Further analyses revealed that tobacco smoking seems to be the strongest driver of SGMs, not only in lung cancer and head and neck cancers, but also in esophageal cancers, all of which involve direct exposure to smoke.
Notably, increased tobacco smoking was associated with a higher SGM burden, indicating that the more an individual is exposed to tobacco smoke, the more likely they are to acquire SGMs that disrupt gene function in tobacco-exposed cells. Therefore, these mutations “appear to be influenced by lifestyle and environment factors, such as tobacco smoking or passive exposure to second-hand smoke,” the authors write.
The team also found that APOBEC-driven SGMs associated specifically with APOBEC3A gene expression were seen in both breast and head and neck cancers. Normally, APOBEC enzymes are core components of antiviral immune defense and somatic antibody diversification. They disable viruses by inducing SGMs in the viral RNA.
Breast cancer samples with higher APOBEC3A expression were found to have significantly more APOBEC-driven SGMs compared with cancers that had lower expression.
In primary breast cancers in The Cancer Genome Atlas, APOBEC processes were associated with an average of 1.1 SGMs per sample and affected a quarter of samples. In metastatic breast cancers, the burden was higher (mean, 2.3 SGMs per sample; 32% of samples), which is consistent with longer or higher levels of APOBEC activity in advanced cancers.

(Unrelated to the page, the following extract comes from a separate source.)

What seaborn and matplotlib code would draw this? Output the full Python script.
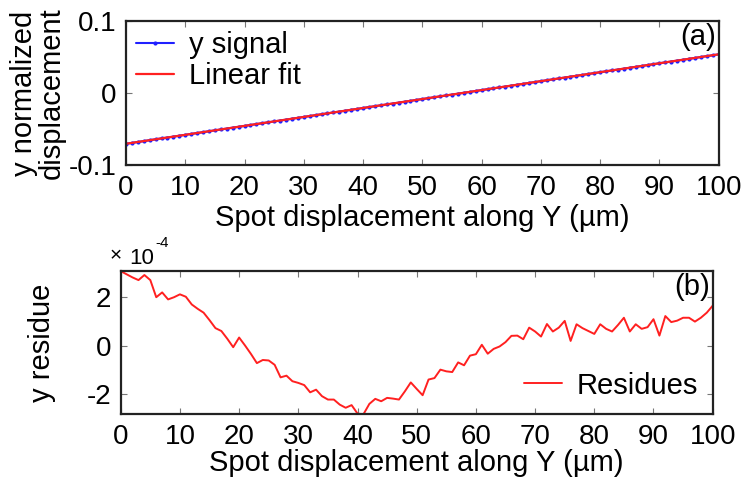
import numpy as np
import pandas as pd
import matplotlib
matplotlib.use("Agg")
import matplotlib.pyplot as plt
import seaborn as sns

# ---- data ----
x_um = list(range(0, 101))
y_signal = [-0.0705, -0.0693, -0.0680, -0.0668, -0.0655, -0.0643, -0.0630, -0.0618, -0.0606, -0.0593,
            -0.0581, -0.0568, -0.0556, -0.0544, -0.0531, -0.0519, -0.0506, -0.0494, -0.0481, -0.0469,
            -0.0457, -0.0444, -0.0432, -0.0419, -0.0407, -0.0395, -0.0382, -0.0370, -0.0357, -0.0345,
            -0.0332, -0.0320, -0.0308, -0.0295, -0.0283, -0.0270, -0.0258, -0.0246, -0.0233, -0.0221,
            -0.0208, -0.0196, -0.0183, -0.0171, -0.0159, -0.0146, -0.0134, -0.0121, -0.0109, -0.0096,
            -0.0084, -0.0072, -0.0059, -0.0047, -0.0034, -0.0022, -0.0010, 0.0003, 0.0015, 0.0028,
            0.0040, 0.0053, 0.0065, 0.0077, 0.0090, 0.0102, 0.0115, 0.0127, 0.0140, 0.0152,
            0.0164, 0.0177, 0.0189, 0.0202, 0.0214, 0.0227, 0.0239, 0.0251, 0.0264, 0.0276,
            0.0289, 0.0301, 0.0313, 0.0326, 0.0338, 0.0351, 0.0363, 0.0375, 0.0388, 0.0400,
            0.0413, 0.0425, 0.0437, 0.0450, 0.0462, 0.0475, 0.0487, 0.0500, 0.0512, 0.0524,
            0.0537]
fit_x = [0, 100]
fit_y = [-0.0705, 0.0537]
# residues in units of 1e-4
residues = [3.08, 2.95, 2.82, 2.71, 2.92, 2.71, 2.00, 2.20, 1.91, 2.00,
            2.12, 2.02, 1.70, 1.52, 1.36, 1.05, 0.72, 0.60, 0.28, -0.07,
            0.33, 0.00, -0.35, -0.73, -0.60, -0.62, -0.80, -1.32, -1.25, -1.48,
            -1.55, -1.64, -1.94, -1.83, -2.10, -2.24, -2.24, -2.45, -2.58, -2.47,
            -2.82, -2.85, -2.42, -2.21, -2.31, -2.17, -2.20, -2.24, -1.90, -1.53,
            -1.80, -2.06, -1.41, -1.35, -1.00, -1.07, -1.10, -0.70, -0.82, -0.42,
            -0.36, 0.03, -0.34, -0.14, -0.04, 0.14, 0.40, 0.41, 0.26, 0.74,
            0.58, 0.37, 0.89, 0.58, 0.74, 1.02, 0.19, 0.88, 0.72, 0.60,
            0.48, 0.88, 0.69, 0.58, 0.85, 1.15, 0.58, 0.88, 0.69, 0.76,
            1.09, 0.41, 1.22, 0.97, 1.03, 1.15, 1.15, 0.99, 1.15, 1.36,
            1.65]
x_ticks = [0, 10, 20, 30, 40, 50, 60, 70, 80, 90, 100]
top_yticks = [-0.1, 0, 0.1]
top_yticklabels = ["-0.1", "0", "0.1"]
bot_yticks = [-2, 0, 2]
bot_yticklabels = ["-2", "0", "2"]

sns.set_theme(style="ticks")
plt.rcParams['font.family'] = ['Liberation Sans', 'DejaVu Sans']
plt.rcParams['text.color'] = 'black'
plt.rcParams['axes.labelcolor'] = 'black'
FS = 20      # tick labels
LFS = 21     # axis labels, legend

fig = plt.figure(figsize=(7.48, 4.79), dpi=100)
ax1 = fig.add_axes([0.1684, 0.6555, 0.7924, 0.3007])
ax2 = fig.add_axes([0.1614, 0.1351, 0.7914, 0.2998])

df_sig = pd.DataFrame({"x": x_um, "y": y_signal})
df_fit = pd.DataFrame({"x": fit_x, "y": fit_y})
df_res = pd.DataFrame({"x": x_um, "r": residues})

sns.lineplot(data=df_sig, x="x", y="y", ax=ax1, color="#2020ff", marker="o",
             markersize=3, markeredgewidth=0, linewidth=1.5, label="y signal")
sns.lineplot(data=df_fit, x="x", y="y", ax=ax1, color="#ff2020", linewidth=1.6,
             label="Linear fit")
sns.lineplot(data=df_res, x="x", y="r", ax=ax2, color="#ff2020", linewidth=1.4,
             label="Residues")

for ax in (ax1, ax2):
    ax.set_xlim(0, 100)
    ax.set_xticks(x_ticks)
    ax.set_xticklabels([str(t) for t in x_ticks], fontsize=FS)
    ax.tick_params(direction="in", top=True, right=True, length=4, width=0.8,
                   color="#777777", labelcolor="black", pad=7)
    for s in ax.spines.values():
        s.set_linewidth(1.6)
        s.set_color("#222222")

ax1.set_xlabel("Spot displacement along Y (\u00b5m)", fontsize=LFS, labelpad=2)
ax2.set_xlabel("Spot displacement along Y (\u00b5m)", fontsize=LFS, labelpad=-1)

ax1.set_ylim(-0.1, 0.1)
ax1.set_yticks(top_yticks)
ax1.set_yticklabels(top_yticklabels, fontsize=FS)
ax1.set_ylabel("y normalized\ndisplacement", fontsize=LFS, labelpad=2, linespacing=1.0)
ax1.legend(loc="upper left", frameon=False, fontsize=LFS, handlelength=1.3,
           borderaxespad=0.1, labelspacing=0.1, handletextpad=0.5,
           borderpad=0.25)
ax1.text(0.995, 0.985, "(a)", transform=ax1.transAxes, ha="right", va="top", fontsize=LFS)

ax2.set_ylim(-2.85, 3.1)
ax2.set_yticks(bot_yticks)
ax2.set_yticklabels(bot_yticklabels, fontsize=FS)
ax2.set_ylabel("y residue", fontsize=LFS, labelpad=22)
ax2.legend(loc="lower right", frameon=False, fontsize=LFS, handlelength=1.3,
           borderaxespad=0.3, handletextpad=0.5, borderpad=0.2)
ax2.text(0.995, 0.985, "(b)", transform=ax2.transAxes, ha="right", va="top", fontsize=LFS)

# "x 10^-4" multiplier
fig.text(116 / 748, 1 - 256 / 479, "\u00d7", ha="center", va="center", fontsize=15)
fig.text(129 / 748, 1 - 264 / 479, "10", ha="left", va="baseline", fontsize=16)
fig.text(155 / 748, 1 - 243 / 479, "-4", ha="left", va="center", fontsize=11)

fig.savefig("out.png", dpi=100)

“For clinicians, prevention is an important and actionable message,” Reimand said. “We have known for decades that smoking causes DNA mutations that in turn cause cancer. But through these SGMs, the idea might be now even easier to understand for everyone. This may enable earlier detection as individuals at higher cancer risk, such as frequent smokers, could come for checkups sooner and more frequently.
“As we start to have more detailed environmental and lifestyle profiles of the patients in large cancer genomics datasets, we will be able to learn more about how mutations arise and how exactly these alter cells,” he added. “Today, we do not have good evidence to verify these potential links, but as the community develops newer cancer genomic resources, we may find out more about how our environments and habits shape the genome and cellular logic in cancer.”
Dr Christine Ambrosone
Commenting on the study for Medscape, Christine Ambrosone, PhD, senior vice president of population sciences and chair of cancer prevention & control at Roswell Park Comprehensive Cancer Center in Buffalo, New York, said, “This research provides new insight into underlying mechanisms of carcinogenesis and the role that SGMs and truncating mutations can play in cancer etiology, particularly when they occur in important genes, such as TP53.”
“Of interest are the findings that the more an individual is exposed to tobacco smoke, the more likely they are to acquire these SGMs,” said Ambrosone, who was not involved in the study. “This research adds to the overwhelming evidence that tobacco exposure is a major cause of cancer [and] is one more piece of the puzzle that research needs to build upon to treat and cure cancer.”
“However,” she added, “messages to populations about the harms of tobacco use are the first armament for prevention of tobacco-related cancers.”
This work was supported by the following grants to Reimand: the Project Grant of Canadian Institutes of Health Research, the Operating Grant of the Cancer Research Society, and the Investigator Award from the Ontario Institute for Cancer Research. Reimand was also supported by the New Investigator Award of the Terry Fox Research Institute. The authors and Ambrosone report no relevant financial relationships.